Kedua, akan terjadi perbenturan (clash) yang juga berbahaya. Salah satu alasannya adalah karena kedua agama ini diyakini sebagai agama “misi”. Agama yang diyakini kewajibannya untuk diteruskan. Dalam bahasa Kristen tugas in adalah tugas missionary. Dan dalam bahasa Islam tugas ini adalah tugas da’wah.
Karena interaksi langsung kedua umat ini, dalam sejarahnya juga terjadi hubungan yang terkadang sangat dekat, tapi tidak jarang juga penuh dengan ketegangan dan konflik.
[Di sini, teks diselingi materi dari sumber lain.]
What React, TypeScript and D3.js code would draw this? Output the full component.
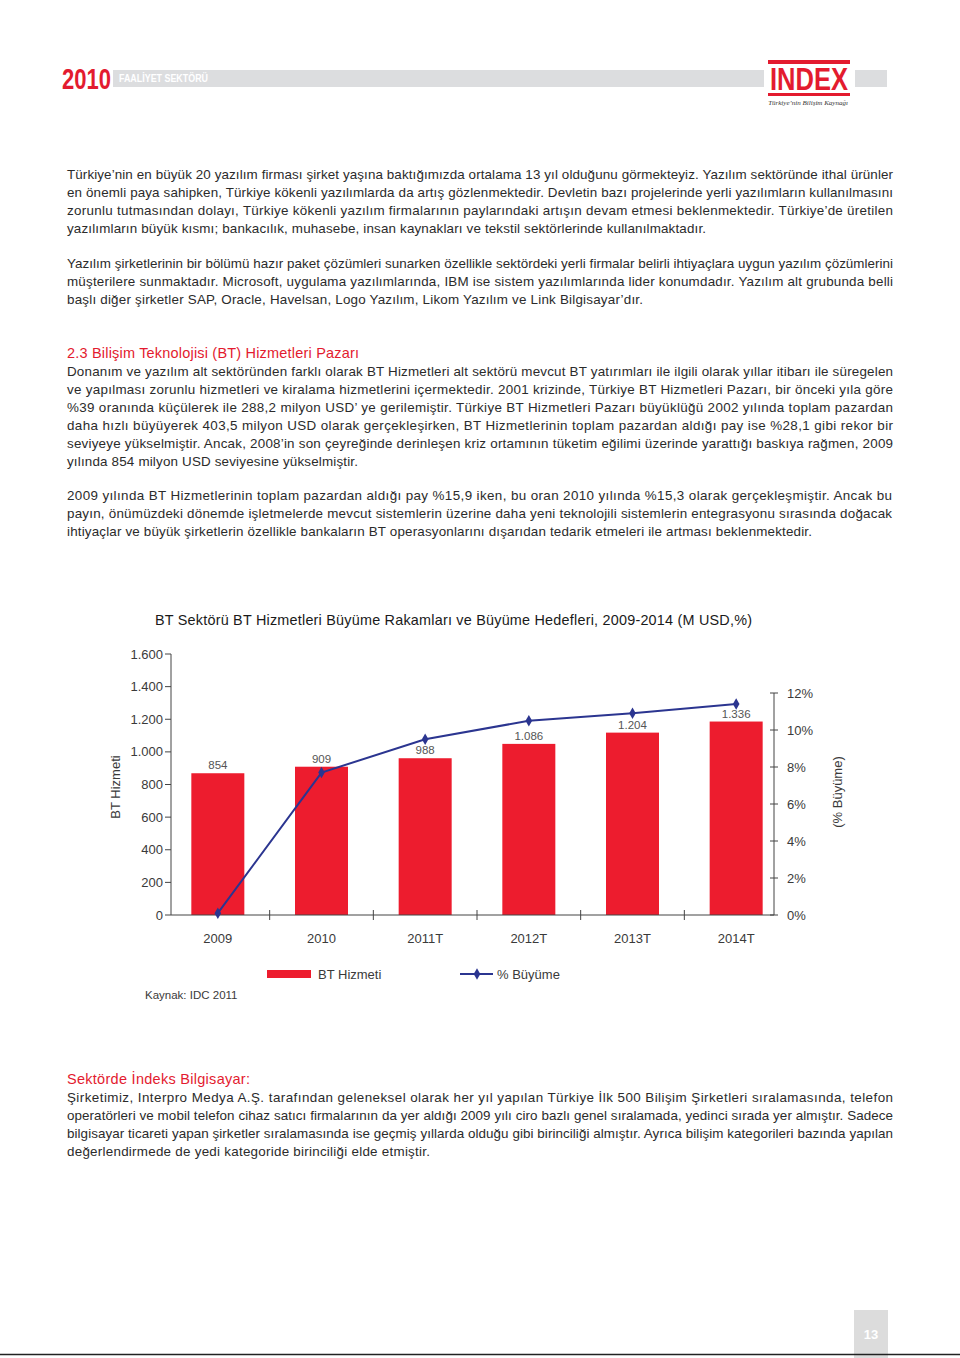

Sejarah menjadi saksi sejak kerajaan Romawi di Eropa, Timur Tengah dan Afrika, hingga ke era runtuhnya kekuasaan Islam di Spanyol, bahkan hingga ke era kolonial barat di dunia Islam.
Ketegangan demi ketegangan sering terjadi dengan gelompang pasang surut. Ada masa-masa karena satu dan faktor lainnya menjadi intens, termasuk karena faktor politik. Dan ada masa-masa ketegangan itu redah karena juga faktor-faktor lainnya, termasuk ada “common ground” bersama.
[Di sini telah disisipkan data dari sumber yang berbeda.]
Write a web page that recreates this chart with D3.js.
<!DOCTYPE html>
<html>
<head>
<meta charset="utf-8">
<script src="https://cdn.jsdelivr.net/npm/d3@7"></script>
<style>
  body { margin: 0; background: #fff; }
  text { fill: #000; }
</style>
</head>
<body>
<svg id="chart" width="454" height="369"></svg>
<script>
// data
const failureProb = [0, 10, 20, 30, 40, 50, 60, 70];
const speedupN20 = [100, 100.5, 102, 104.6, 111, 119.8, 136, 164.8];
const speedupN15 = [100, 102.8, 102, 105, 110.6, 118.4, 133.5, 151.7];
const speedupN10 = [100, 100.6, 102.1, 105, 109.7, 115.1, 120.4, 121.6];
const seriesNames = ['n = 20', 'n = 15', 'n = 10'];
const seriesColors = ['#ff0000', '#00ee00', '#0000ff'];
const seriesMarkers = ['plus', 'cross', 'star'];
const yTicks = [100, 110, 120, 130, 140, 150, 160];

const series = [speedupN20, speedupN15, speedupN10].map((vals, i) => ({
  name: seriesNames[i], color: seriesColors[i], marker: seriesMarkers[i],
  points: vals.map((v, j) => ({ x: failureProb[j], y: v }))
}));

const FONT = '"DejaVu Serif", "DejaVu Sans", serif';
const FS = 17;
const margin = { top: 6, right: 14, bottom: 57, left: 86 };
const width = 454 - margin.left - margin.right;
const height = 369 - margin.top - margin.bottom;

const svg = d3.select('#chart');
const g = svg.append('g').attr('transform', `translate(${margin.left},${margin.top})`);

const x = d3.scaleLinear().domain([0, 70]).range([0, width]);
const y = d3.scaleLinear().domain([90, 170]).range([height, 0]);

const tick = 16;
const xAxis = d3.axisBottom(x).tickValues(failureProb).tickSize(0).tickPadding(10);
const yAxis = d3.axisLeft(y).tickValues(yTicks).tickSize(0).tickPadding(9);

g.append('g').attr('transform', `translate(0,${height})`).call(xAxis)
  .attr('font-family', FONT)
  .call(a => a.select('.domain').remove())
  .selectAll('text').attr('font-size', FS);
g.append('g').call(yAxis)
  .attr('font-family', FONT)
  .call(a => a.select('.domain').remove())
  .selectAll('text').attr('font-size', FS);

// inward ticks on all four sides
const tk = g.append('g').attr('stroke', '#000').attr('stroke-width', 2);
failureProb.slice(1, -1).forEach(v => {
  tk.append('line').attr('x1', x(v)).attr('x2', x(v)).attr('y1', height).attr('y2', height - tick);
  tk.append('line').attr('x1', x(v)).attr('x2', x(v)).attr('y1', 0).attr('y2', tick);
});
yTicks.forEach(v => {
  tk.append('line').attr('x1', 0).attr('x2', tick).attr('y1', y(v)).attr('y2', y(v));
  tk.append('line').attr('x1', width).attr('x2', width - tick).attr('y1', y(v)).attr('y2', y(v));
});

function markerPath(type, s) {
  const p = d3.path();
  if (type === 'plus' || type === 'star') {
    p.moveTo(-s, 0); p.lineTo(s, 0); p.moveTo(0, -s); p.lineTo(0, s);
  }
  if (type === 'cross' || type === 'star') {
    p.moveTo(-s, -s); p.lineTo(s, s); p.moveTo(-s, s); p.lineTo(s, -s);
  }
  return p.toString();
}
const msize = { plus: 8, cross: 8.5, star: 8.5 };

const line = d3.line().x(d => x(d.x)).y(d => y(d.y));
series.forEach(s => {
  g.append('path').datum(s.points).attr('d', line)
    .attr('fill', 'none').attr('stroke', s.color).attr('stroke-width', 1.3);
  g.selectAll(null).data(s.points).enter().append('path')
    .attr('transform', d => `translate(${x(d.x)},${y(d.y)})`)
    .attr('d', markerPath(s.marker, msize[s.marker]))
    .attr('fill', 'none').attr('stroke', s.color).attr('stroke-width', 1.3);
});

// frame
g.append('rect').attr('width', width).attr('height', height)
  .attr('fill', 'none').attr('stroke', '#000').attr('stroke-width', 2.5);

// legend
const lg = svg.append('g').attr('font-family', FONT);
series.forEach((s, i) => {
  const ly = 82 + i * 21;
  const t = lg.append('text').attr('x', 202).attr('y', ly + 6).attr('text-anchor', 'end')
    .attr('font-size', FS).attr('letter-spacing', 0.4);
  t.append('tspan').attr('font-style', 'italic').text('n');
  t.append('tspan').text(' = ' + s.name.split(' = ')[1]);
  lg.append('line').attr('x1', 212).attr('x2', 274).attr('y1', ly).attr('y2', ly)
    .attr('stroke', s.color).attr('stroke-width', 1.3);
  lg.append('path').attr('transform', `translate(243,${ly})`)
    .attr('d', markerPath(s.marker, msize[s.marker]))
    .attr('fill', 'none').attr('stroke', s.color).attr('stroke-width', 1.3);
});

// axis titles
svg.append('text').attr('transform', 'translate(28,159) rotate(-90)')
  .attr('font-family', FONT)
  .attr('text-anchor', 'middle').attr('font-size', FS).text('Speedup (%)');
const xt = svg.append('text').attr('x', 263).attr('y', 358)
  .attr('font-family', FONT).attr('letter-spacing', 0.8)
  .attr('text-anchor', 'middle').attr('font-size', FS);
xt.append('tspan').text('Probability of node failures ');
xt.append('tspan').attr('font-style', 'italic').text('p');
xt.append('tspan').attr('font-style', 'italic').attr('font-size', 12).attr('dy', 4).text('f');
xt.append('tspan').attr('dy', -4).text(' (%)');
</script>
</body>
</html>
Oleh karenanya dalam dunia yang penuh “perbenturan” saat ini, kedua umat yang dekat ini harus sadar bahwa mereka mewakili sekitar seperdua dari keseluruhan penduduk dunia. Alangkah damainya dunia ini juga kedua umat besar ini bisa damai.
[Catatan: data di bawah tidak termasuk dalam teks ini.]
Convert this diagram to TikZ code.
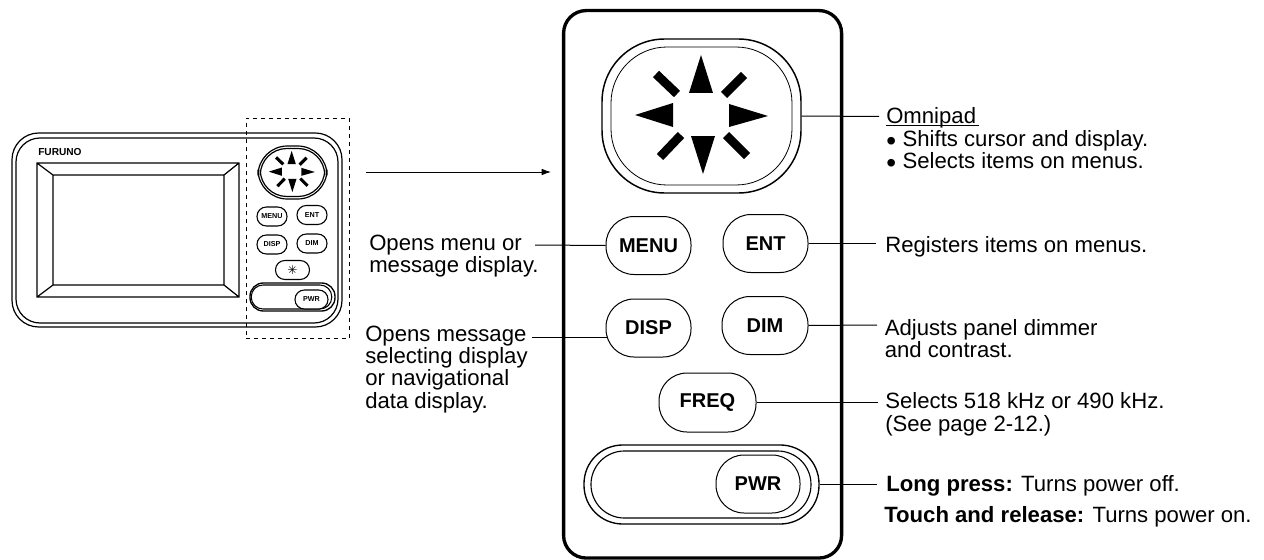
\documentclass[tikz,border=0pt]{standalone}
\usepackage{fontspec}
\setmainfont{Liberation Sans}
\newfontfamily\symfont{DejaVu Sans}
\usetikzlibrary{arrows.meta}
\newcommand{\fl}{\rule{0pt}{16pt}}
\newcommand{\bul}{\makebox[12.3pt][l]{\raisebox{-3pt}{\fontsize{21}{21}\selectfont •}}}
\tikzset{
  x=0.75pt,y=-0.75pt,
  sized/.style 2 args={minimum width=#1*0.75pt,minimum height=#2*0.75pt},
  pill/.style={draw=black,line width=0.75pt,fill=white,rounded corners=#1,inner sep=0pt},
  pill/.default=20pt,
  bigkey/.style={pill=21pt,font=\bfseries\fontsize{15}{15}\selectfont},
  smallkey/.style={pill=7pt,line width=0.8pt,font=\bfseries\fontsize{5.4}{5.4}\selectfont},
  lbl/.style={anchor=north west,inner sep=0pt,align=left,font=\fontsize{16.6}{16.8}\selectfont},
  conn/.style={draw=black,line width=0.75pt},
}
\newcommand{\padmarks}{%
  \fill (-1,-61) -- (-13,-23) -- (11,-23) -- cycle;
  \fill (-67,-1) -- (-29,-13) -- (-29,11) -- cycle;
  \fill (66,0) -- (27,-12) -- (27,11) -- cycle;
  \fill (1,58) -- (-11,20) -- (13,20) -- cycle;
  \draw[line width=\barw] (-46,-42) -- (-25,-22);
  \draw[line width=\barw] (42,-41) -- (22,-21);
  \draw[line width=\barw] (-42,41) -- (-21,19);
  \draw[line width=\barw] (45,40) -- (24,19);
}
\newlength{\barw}
\begin{document}
\begin{tikzpicture}
\useasboundingbox (0,0) rectangle (1264,560);
% small unit
\draw[line width=0.9pt,rounded corners=20pt] (12,133) rectangle (342,327);
\draw[line width=0.9pt,rounded corners=18pt] (16,138) rectangle (338,323);
\draw[line width=0.9pt] (37,163) rectangle (239,297) (53,175) rectangle (224,285)
  (37,163) -- (53,175) (239,163) -- (224,175) (37,297) -- (53,285) (239,297) -- (224,285);
\node[anchor=west,inner sep=0pt,font=\bfseries\fontsize{7.6}{8}\selectfont] (furuno) at (38,152.5) {FURUNO};
\node[draw=black,dashed,line width=0.6pt,sized={103.5}{220},inner sep=0pt] (zone) at (297.75,228) {};
\node[pill=22pt,line width=0.9pt,sized={69}{53}] (spadO) at (292.5,172.5) {};
\node[pill=20pt,line width=0.9pt,sized={64.5}{48}] (spadI) at (292.5,172.5) {};
\setlength{\barw}{2.3pt}
\begin{scope}[shift={(292,172)},x=0.26pt,y=-0.26pt]\padmarks\end{scope}
\node[smallkey,sized={30}{19}] (smenu) at (272,216.5) {MENU};
\node[smallkey,sized={30}{19}] (sent) at (312,215) {ENT};
\node[smallkey,sized={30}{19}] (sdisp) at (272,244.5) {DISP};
\node[smallkey,sized={30}{19}] (sdim) at (312,243.5) {DIM};
\node[pill=7pt,line width=0.8pt,sized={34}{19}] (sfreq) at (292.5,270) {\symfont\fontsize{9}{9}\selectfont ✳};
\node[pill=10pt,line width=1pt,sized={85}{28}] (spwrO) at (292.5,297) {};
\node[pill=8.8pt,line width=0.8pt,sized={80.5}{24}] (spwrI) at (291.5,297) {};
\node[smallkey,sized={33}{19}] (spwr) at (311.5,299.5) {PWR};
% arrow
\coordinate (arrS) at (366,172);
\coordinate (arrE) at (551,172);
\draw[conn,-{Latex[length=7pt,width=5pt]}] (arrS) -- (arrE);
% panel
\node[draw=black,line width=2.5pt,rounded corners=17pt,sized={278}{547.5},inner sep=0pt] (panel) at (702.6,284.3) {};
% labels
\node[lbl] (lomni) at (886,102) {\fl\underline{\smash{Omnipad}\kern2pt}\\\bul Shifts cursor and display.\\\bul Selects items on menus.};
\node[lbl] (lmenu) at (369,228.7) {\fl Opens menu or\\message display.};
\node[lbl] (lent) at (885,231) {\fl Registers items on menus.};
\node[lbl] (ldisp) at (365,319.4) {\fl Opens message\\selecting display\\or navigational\\data display.};
\node[lbl] (ldim) at (884.5,313.7) {\fl Adjusts panel dimmer\\and contrast.};
\node[lbl] (lfreq) at (885,387) {\fl Selects 518 kHz or 490 kHz.\\(See page 2-12.)};
\node[lbl] (lpwr1) at (886,469.4) {\fl\textbf{Long press:} Turns power off.};
\node[lbl] (lpwr2) at (884,501) {\fl\textbf{Touch and release:} Turns power on.};
% connector ends
\coordinate (cOmni) at (879,116.5);
\coordinate (cMenu) at (535,245);
\coordinate (cEnt) at (876,243.5);
\coordinate (cDisp) at (532,337);
\coordinate (cDispK) at (607,337);
\coordinate (cDim) at (877,325);
\coordinate (cFreq) at (878,402.5);
\coordinate (cPwr) at (877,484.5);
% omnipad and keys
\node[pill=47pt,line width=1.1pt,sized={199}{154}] (padO) at (701.5,116) {};
\node[pill=42pt,line width=0.6pt,sized={181}{138}] (padI) at (701.5,116) {};
\setlength{\barw}{6.6pt}
\begin{scope}[shift={(702,116)}]\padmarks\end{scope}
\node[bigkey,sized={85}{58}] (menu) at (648.5,245.5) {MENU};
\node[bigkey,sized={85}{58}] (ent) at (765.5,243.5) {ENT};
\node[bigkey,sized={85}{58}] (disp) at (648.5,328) {DISP};
\node[bigkey,sized={86}{58}] (dim) at (765,325.5) {DIM};
\node[bigkey,sized={97}{59}] (freq) at (707.5,402.5) {FREQ};
\node[pill=29pt,line width=1pt,sized={235}{79}] (pwrO) at (701.5,484.5) {};
\node[pill=25pt,line width=0.85pt,sized={220}{67}] (pwrI) at (701,484.5) {};
\node[bigkey,sized={84}{58}] (pwr) at (758,484) {PWR};
% connectors
\draw[conn] (padO.east) -- (cOmni);
\draw[conn] (cMenu) -- (menu.west);
\draw[conn] (ent.east) -- (cEnt);
\draw[conn] (cDisp) -- (cDispK);
\draw[conn] (dim.east) -- (cDim);
\draw[conn] (freq.east) -- (cFreq);
\draw[conn] (pwrO.east) -- (cPwr);
\end{tikzpicture}
\end{document}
Dalam kaitan dengan Surah As-Shaf, di tengah badai tantangan Islamophobia saat ini, umat Islam tertantang untuk membangun “relasi” yang harmoni dengan umat Kristiani. Tentu dengan kesadaran bahwa keduanya memiliki tanggung besar untuk perdamaian dunia.
Dan karenanya perlu dilakukuan intensifikasi dialog, membangun kesepahaman, bahkan kerjasama kedua umat. Dan ini hanya akan terjadi ketika masing-masing pihak mampu “go beyond” (melewati) dinding-dinding perbedaan itu. Bahwa perbedaan itu adalah alami, lumrah, dan bahkan berifat ilahi (takdir Tuhan).
Oleh karena itu biarlah pilihan yang berbeda itu menjadi tanggung jawab masing-masing. Tapi di luar dari itu mari samakan langkah, bersatu membangun dunia yang lebih baik untuk semua.
Kristen dan Muslim adalah dua umat terbesar dunia. Dan wajah dunia dapat ditentukan oleh kedua umat ini. Damai atau konfliknya dunia ini ada di tangan kedua umat besar ini. Semoga!